More structurally, the goal is to define the utility function in terms of the kinds of question-answers that realistic approaches to ELK could elicit, which doesn’t seem to include facts about mathematics that are much too complex for humans to derive directly and where they need to rely on correlations between mathematics and the physical world—in those cases we are essentially just delegating all the reasoning about how to couple them (e.g. how to infer that hypothetical humans will behave like real humans) to some amplified humans, and then we might as well go one level further and actually talk about how those humans reason.
The point of doing this exercise now is mostly to clarify what kind of answers we need to get out of ELK, and especially to better understand whether it’s worth exploring “narrow” approaches (methodologically it may make sense anyway because they may be a stepping stone to more ambitious approaches, but it would be more satisfying if they could be used directly as a building block in an alignment scheme). We looked into it enough to feel more confident about exploring narrow approaches.
- Wei Dai 19 Dec 2021 18:09 UTC
  LW: 3 AF: 2
  0
  AF Parent
  Thanks, very helpful to understand your motivations for that section better.
  
  In the new formulation, the goal is to define the utility in terms of the answers to questions about the future that seem like they should be easy for the AI to answer because they are a combination of (i) easy predictions about humans that it is good at, (ii) predictions about the future that any power-seeking AI should be able to answer.
  
  Not sure about the following, but it seems the new formulation requires that the AI answer questions about humans in a future that may have very low probability according to the AI’s current beliefs (i.e., the current human through a delegation chain eventually delegates to a future human existing in a possible world with low probability). The AI may well not be able to answer questions about such a future human, because it wouldn’t need that ability to seek power (it only needs to make predictions about high probability futures). Or to put it another way, the future human may exist in a world with strange/unfamiliar (from the AI’s perspective) features that make it hard for the AI to predict correctly.
  
  Ideally I’d even like all of the humans involved in the process to be indistinguishable from the “real” humans, so that no human ever looks at their situation and thinks “I guess I’m one of the humans responsible for figuring out the utility function, since this isn’t the kind of world that my AI would actually bring into existence rather than merely reasoning about hypothetically.”
  
  How do you envision extracting or eliciting from the future human H_limit an opinion about what the current human should do, given that H_limit’s mind is almost certainly entirely focused on their own life and problems? One obvious way I can think of is to make a copy of H_limit, put the copy in a virtual environment, tell them about H’s situation, then ask them what to do. But that seems to run into the same kind of issue, as the copy is now aware that they’re not living in the real world.

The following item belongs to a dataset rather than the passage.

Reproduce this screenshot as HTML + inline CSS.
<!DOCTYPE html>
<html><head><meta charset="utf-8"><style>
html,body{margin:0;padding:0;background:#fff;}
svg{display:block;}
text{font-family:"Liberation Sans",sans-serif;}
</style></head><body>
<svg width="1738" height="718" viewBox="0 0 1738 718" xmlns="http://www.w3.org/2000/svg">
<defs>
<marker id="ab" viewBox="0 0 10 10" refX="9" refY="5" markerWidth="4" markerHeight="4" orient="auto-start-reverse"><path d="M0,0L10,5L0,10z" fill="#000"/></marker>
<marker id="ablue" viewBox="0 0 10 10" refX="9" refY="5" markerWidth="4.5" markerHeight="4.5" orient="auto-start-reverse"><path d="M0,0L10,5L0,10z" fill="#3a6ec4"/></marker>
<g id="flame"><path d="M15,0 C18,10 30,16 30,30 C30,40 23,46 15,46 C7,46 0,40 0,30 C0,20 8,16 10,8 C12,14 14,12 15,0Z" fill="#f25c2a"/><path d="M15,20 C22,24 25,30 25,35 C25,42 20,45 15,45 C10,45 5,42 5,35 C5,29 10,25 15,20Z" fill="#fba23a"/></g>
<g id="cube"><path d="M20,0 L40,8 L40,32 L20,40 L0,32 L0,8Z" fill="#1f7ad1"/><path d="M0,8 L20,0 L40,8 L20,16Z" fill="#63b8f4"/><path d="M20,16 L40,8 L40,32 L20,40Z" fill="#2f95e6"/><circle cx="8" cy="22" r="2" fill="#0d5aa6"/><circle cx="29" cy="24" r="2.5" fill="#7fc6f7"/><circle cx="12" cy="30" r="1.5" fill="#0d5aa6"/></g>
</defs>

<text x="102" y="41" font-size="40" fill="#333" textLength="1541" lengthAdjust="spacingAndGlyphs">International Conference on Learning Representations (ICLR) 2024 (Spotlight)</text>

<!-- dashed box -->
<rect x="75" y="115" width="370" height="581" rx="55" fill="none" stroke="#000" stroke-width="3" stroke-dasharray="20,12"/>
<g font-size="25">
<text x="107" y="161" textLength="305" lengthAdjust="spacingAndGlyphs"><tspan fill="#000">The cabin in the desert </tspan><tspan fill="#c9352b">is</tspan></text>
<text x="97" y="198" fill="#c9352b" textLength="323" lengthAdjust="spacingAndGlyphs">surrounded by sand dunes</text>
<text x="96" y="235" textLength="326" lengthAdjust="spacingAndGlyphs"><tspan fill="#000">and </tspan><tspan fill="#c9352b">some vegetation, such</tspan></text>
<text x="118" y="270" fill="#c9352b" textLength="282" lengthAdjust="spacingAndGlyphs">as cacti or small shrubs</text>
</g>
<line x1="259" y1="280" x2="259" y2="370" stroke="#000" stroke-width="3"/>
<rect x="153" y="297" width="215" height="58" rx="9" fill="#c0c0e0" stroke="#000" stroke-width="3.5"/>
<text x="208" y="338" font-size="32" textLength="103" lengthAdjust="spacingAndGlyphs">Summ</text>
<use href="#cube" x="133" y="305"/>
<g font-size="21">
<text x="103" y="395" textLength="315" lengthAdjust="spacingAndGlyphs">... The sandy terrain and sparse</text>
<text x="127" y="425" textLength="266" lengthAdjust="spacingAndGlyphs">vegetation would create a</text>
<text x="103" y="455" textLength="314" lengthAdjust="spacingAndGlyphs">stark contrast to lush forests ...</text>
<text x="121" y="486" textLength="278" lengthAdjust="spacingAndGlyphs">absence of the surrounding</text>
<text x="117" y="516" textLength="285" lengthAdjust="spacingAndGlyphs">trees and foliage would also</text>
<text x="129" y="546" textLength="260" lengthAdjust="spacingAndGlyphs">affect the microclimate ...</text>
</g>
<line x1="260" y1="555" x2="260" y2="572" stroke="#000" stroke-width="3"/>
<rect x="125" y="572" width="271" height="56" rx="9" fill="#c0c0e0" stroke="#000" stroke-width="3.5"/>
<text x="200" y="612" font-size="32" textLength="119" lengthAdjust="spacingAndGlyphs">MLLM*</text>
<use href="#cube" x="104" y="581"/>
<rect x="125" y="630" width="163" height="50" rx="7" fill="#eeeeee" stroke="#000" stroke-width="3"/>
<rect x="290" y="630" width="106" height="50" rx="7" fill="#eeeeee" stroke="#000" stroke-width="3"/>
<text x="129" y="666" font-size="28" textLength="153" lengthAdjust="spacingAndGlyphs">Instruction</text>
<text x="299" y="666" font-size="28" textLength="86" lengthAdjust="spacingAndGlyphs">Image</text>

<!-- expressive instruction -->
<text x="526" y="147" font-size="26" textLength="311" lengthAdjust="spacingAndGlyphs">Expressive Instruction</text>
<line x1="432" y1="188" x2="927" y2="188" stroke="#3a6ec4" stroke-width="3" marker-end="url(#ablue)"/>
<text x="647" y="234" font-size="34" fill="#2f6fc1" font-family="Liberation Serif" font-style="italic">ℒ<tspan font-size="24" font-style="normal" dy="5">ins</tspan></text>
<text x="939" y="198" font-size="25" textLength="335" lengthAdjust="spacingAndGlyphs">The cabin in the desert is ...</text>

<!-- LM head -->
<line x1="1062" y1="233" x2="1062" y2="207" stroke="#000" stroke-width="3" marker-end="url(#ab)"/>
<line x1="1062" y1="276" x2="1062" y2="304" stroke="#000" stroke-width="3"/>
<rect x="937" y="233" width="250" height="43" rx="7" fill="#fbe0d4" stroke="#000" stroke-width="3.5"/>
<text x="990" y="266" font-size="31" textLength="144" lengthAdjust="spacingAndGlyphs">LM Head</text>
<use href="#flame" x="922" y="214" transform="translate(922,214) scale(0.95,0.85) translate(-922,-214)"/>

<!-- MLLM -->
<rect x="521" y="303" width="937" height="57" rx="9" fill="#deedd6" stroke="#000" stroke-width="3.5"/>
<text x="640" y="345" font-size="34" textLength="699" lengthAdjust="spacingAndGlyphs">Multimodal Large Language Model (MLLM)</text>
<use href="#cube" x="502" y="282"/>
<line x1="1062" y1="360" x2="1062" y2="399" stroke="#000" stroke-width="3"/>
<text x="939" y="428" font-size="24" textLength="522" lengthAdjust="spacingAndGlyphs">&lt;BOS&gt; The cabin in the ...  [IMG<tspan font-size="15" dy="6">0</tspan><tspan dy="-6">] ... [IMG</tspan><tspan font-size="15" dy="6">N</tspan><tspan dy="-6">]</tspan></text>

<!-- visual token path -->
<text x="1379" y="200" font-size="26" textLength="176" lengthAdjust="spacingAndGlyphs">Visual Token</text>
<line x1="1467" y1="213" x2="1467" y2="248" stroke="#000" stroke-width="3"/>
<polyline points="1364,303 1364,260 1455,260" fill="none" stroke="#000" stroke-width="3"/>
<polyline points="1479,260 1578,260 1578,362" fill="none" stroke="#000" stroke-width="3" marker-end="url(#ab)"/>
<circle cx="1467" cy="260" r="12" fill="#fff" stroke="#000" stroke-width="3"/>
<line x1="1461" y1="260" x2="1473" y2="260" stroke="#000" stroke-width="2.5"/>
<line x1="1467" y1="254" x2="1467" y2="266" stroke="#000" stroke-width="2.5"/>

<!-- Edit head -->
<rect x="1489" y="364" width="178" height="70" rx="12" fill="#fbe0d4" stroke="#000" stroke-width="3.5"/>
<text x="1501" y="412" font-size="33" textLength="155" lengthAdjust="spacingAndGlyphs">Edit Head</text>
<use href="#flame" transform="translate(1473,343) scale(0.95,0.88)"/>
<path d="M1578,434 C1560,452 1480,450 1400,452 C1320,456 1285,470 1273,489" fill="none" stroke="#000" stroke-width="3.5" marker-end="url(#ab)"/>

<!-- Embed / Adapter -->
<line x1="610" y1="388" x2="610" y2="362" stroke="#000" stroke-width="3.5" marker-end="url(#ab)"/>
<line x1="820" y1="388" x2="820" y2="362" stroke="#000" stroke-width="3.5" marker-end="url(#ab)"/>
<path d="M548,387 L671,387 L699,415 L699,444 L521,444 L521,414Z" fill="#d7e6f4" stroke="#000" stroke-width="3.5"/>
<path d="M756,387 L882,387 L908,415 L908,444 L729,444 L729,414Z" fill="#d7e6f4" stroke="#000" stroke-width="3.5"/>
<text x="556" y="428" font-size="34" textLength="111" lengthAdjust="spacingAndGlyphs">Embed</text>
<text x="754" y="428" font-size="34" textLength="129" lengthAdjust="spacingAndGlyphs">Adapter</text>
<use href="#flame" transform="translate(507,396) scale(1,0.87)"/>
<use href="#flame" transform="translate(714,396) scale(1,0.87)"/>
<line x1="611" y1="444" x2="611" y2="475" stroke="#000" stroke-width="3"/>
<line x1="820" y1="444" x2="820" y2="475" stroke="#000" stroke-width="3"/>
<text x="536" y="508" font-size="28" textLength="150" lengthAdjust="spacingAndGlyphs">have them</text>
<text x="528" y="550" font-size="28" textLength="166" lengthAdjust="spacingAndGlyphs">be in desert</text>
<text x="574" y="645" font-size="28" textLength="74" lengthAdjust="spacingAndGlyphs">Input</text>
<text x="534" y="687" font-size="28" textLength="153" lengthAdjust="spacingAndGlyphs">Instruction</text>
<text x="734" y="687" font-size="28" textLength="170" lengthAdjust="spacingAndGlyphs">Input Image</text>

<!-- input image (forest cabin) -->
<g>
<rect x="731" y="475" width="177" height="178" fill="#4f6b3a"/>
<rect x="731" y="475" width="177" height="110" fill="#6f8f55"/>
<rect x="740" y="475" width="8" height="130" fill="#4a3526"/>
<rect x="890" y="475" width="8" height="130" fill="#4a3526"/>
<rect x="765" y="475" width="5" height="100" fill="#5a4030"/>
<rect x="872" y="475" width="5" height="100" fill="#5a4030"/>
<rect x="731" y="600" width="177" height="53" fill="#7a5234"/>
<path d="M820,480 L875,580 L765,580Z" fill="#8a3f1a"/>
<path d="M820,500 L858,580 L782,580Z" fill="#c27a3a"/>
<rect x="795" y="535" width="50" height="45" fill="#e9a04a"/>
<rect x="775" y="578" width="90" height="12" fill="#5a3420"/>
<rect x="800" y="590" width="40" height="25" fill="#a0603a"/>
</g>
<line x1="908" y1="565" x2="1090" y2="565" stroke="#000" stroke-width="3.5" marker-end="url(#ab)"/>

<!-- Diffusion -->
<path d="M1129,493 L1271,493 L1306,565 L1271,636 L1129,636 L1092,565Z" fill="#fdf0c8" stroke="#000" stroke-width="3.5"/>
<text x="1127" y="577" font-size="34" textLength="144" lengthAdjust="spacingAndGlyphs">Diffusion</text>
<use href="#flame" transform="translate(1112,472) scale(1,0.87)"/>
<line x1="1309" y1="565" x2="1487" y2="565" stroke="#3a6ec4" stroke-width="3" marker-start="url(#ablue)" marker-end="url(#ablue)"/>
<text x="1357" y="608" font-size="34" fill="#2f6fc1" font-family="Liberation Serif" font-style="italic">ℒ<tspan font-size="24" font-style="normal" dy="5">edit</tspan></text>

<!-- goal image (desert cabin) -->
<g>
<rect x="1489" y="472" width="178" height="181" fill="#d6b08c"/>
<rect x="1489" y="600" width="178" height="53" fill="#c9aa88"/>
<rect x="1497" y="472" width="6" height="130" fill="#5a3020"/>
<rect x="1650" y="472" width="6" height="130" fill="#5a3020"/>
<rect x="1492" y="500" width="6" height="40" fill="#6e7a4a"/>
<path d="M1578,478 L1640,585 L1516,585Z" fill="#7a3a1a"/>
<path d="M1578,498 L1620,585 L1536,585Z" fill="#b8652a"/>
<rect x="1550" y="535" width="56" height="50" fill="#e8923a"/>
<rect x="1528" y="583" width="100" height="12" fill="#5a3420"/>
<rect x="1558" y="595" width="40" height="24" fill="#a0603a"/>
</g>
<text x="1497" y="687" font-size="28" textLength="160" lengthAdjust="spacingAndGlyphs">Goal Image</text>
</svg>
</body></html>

  - paulfchristiano 19 Dec 2021 18:54 UTC
    LW: 2 AF: 2
    0
    AF Parent
    Not sure about the following, but it seems the new formulation requires that the AI answer questions about humans in a future that may have very low probability according to the AI’s current beliefs (i.e., the current human through a delegation chain eventually delegates to a future human existing in a possible world with low probability). The AI may well not be able to answer questions about such a future human, because it wouldn’t need that ability to seek power (it only needs to make predictions about high probability futures). Or to put it another way, the future human may exist in a world with strange/unfamiliar (from the AI’s perspective) features that make it hard for the AI to predict correctly.
    I’m imagining delegating to humans who are very similar to (and ideally indistinguishable from) the humans who will actually exist in the world that we bring about. I’m scared about very alien humans for a bunch of reasons—hard for the AI to reason about, may behave strangely, and makes it harder to use “corrigible” strategies to easily satisfy their preferences. (Though that said, note that the AI is reasoning very abstractly about such future humans and cannot e.g. predict any of their statements in detail.)

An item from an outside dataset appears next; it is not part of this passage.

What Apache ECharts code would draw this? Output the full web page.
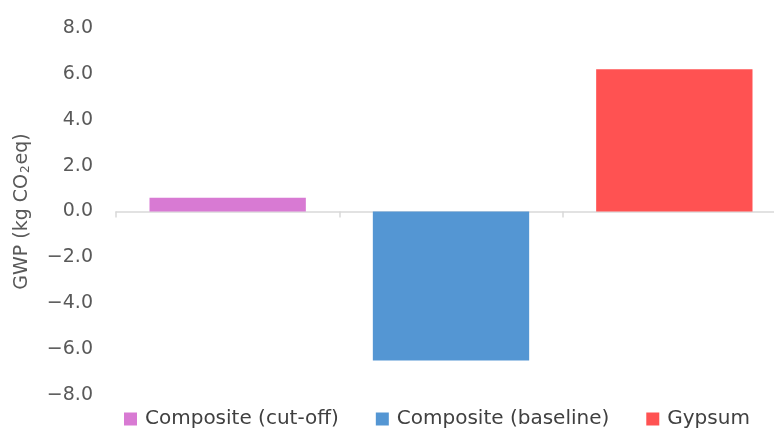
<!DOCTYPE html>
<html>
<head>
<meta charset="utf-8">
<style>
  html, body { margin: 0; padding: 0; background: #fff; overflow: hidden; }
  #chart { width: 800px; height: 428px; }
</style>
<script src="https://cdn.jsdelivr.net/npm/echarts@6/dist/echarts.min.js"></script>
</head>
<body>
<div id="chart"></div>
<script>
// Global warming potential per scenario
const categories = ['Composite (cut-off)', 'Composite (baseline)', 'Gypsum'];
const gwpValues = [0.6, -6.5, 6.2];
const barColors = ['#d87ad3', '#5496d3', '#ff5252'];
const yTicks = { min: -8, max: 8, interval: 2 };

const FONT = 'DejaVu Sans';
const chart = echarts.init(document.getElementById('chart'));

// one series per category so each gets its own legend entry; stacked so bars share a slot
const series = categories.map((name, i) => ({
  name: name,
  type: 'bar',
  stack: 'gwp',
  barWidth: '70%',
  itemStyle: { color: barColors[i] },
  data: categories.map((c, j) => (j === i ? gwpValues[i] : '-'))
}));

chart.setOption({
  animation: false,
  textStyle: { fontFamily: FONT },
  // the plot runs slightly past the right edge of the visible area
  grid: { left: 116, right: 14, top: 28, bottom: 33 },
  legend: {
    data: categories,
    left: 119,
    bottom: -6,
    icon: 'rect',
    itemWidth: 13,
    itemHeight: 13,
    itemGap: 37,
    textStyle: { fontFamily: FONT, fontSize: 20, color: '#404040', padding: [0, 0, 0, 3] }
  },
  xAxis: {
    type: 'category',
    data: categories,
    axisLine: { lineStyle: { color: '#d9d9d9', width: 1.5 } },
    axisTick: { show: true, length: 6, lineStyle: { color: '#d9d9d9', width: 1.5 } },
    axisLabel: { show: false },
    splitLine: { show: false }
  },
  yAxis: {
    type: 'value',
    min: yTicks.min,
    max: yTicks.max,
    interval: yTicks.interval,
    axisLine: { show: false },
    axisTick: { show: false },
    splitLine: { show: false },
    axisLabel: {
      margin: 23,
      fontSize: 19,
      color: '#595959',
      fontFamily: FONT,
      formatter: v => (v < 0 ? '\u2212' : '') + Math.abs(v).toFixed(1)
    },
    name: '{a|GWP (kg CO}{s|2}{a|eq)}',
    nameLocation: 'middle',
    nameRotate: 90,
    nameGap: 84,
    nameTextStyle: {
      rich: {
        a: { fontSize: 19, color: '#595959', fontFamily: FONT },
        s: { fontSize: 12, color: '#595959', fontFamily: FONT, verticalAlign: 'bottom', padding: [8, 1, 0, 1] }
      }
    }
  },
  series: series
});
</script>
</body>
</html>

    How do you envision extracting or eliciting from the future human H_limit an opinion about what the current human should do, given that H_limit’s mind is almost certainly entirely focused on their own life and problems? One obvious way I can think of is to make a copy of H_limit, put the copy in a virtual environment, tell them about H’s situation, then ask them what to do. But that seems to run into the same kind of issue, as the copy is now aware that they’re not living in the real world.
    Ideally we are basically asking each human what they want their future to look like, not asking them to evaluate a very different world.

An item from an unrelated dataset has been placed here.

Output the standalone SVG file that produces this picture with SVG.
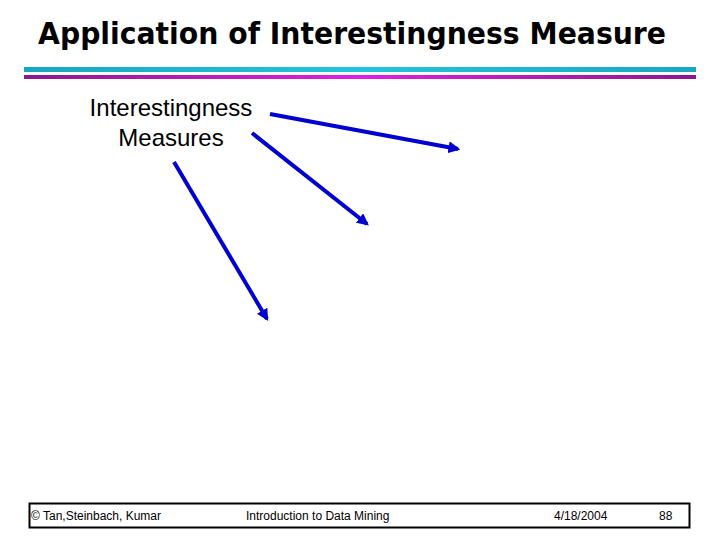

    Ideally we would literally only be asking the humans to evaluate their future. This is kind of like giving instructions to their AI about what it should do next, but a little bit more indirect since they are instead evaluating futures that their AI could bring about.
    The reason this doesn’t work is that by the time we get to those future humans, the AI may already be in an irreversibly bad position (e.g. because it hasn’t acquired much flexible influence that it can use to help the humans achieve their goals). This happens most obviously at the very end, but it also happens along the way if the AI failed to get into a position where it could effectively defend us. (And of course it happens along the way if people are gradually refining their understanding of what they want to happen in the external world, rather than having a full clean separation into “expand while protecting deliberation” + “execute payload.”)
    However, when this happens it is only because the humans along the way couldn’t tell that things were going badly—they couldn’t understand that their AI had failed to gather resources for them until they actually got to the end, asked their AI to achieve something, and were unhappy because it couldn’t. If they had understood along the way, then they would never have gone down this route.
    So at the point when the humans are thinking about this question, you may hope that they are actually ignorant about whether their AI has put them in a good situation. They are providing their views about what they want to happen in the world, hoping that their AI can achieve those outcomes in the world. The AI will only “back up” and explore a different possible future instead if it turns out that it isn’t able to get the humans what they want as effectively as it would have been in some other world. But in this case the humans don’t even know that this backing up is about to occur. They never evaluate the full quality of their situation, they just say “In this world, the AI fails to do what they want” (and it becomes clear the situation is bad when in every world the AI fails to do what they want).
    I don’t really think the strong form of this can work out, since the humans may e.g. become wiser and realize that something in their past was bad. And if they are just thinking about their own lives they may not want to report that fact since it will clearly cause them not to exist. I think it’s not really clear how to handle that.
    (If the problem they notice was a fact about their early deliberation that they now regret then I think this is basically a problem for any approach. If they notice a fact about the AI’s early behavior that they don’t like, but they are too selfish to want to “unwind” it and therefore claim to be happy with what their AI does for them, then that seems like a more distinctive problem for this approach. More generally, there is a risk that people will be looking for any signs that a possible future is “their” future and preferring it, and that this effectively removes the ability to unwind and therefore eliminates the AI’s incentive to acquire resources, and that we couldn’t reintroduce it without giving up on the decoupling that lets us avoid incentives for manipulation.)
    (I do think that issues like this are even more severe for many other approaches people are imagining to defining values, e.g. in any version of decoupled RL you could have a problem where overseers rate their own world much better than alternatives. You could imagine approaches that avoid this by avoiding indirect normativity, but currently it looks to me like they avoid problems only by being very vague about what “values” means.)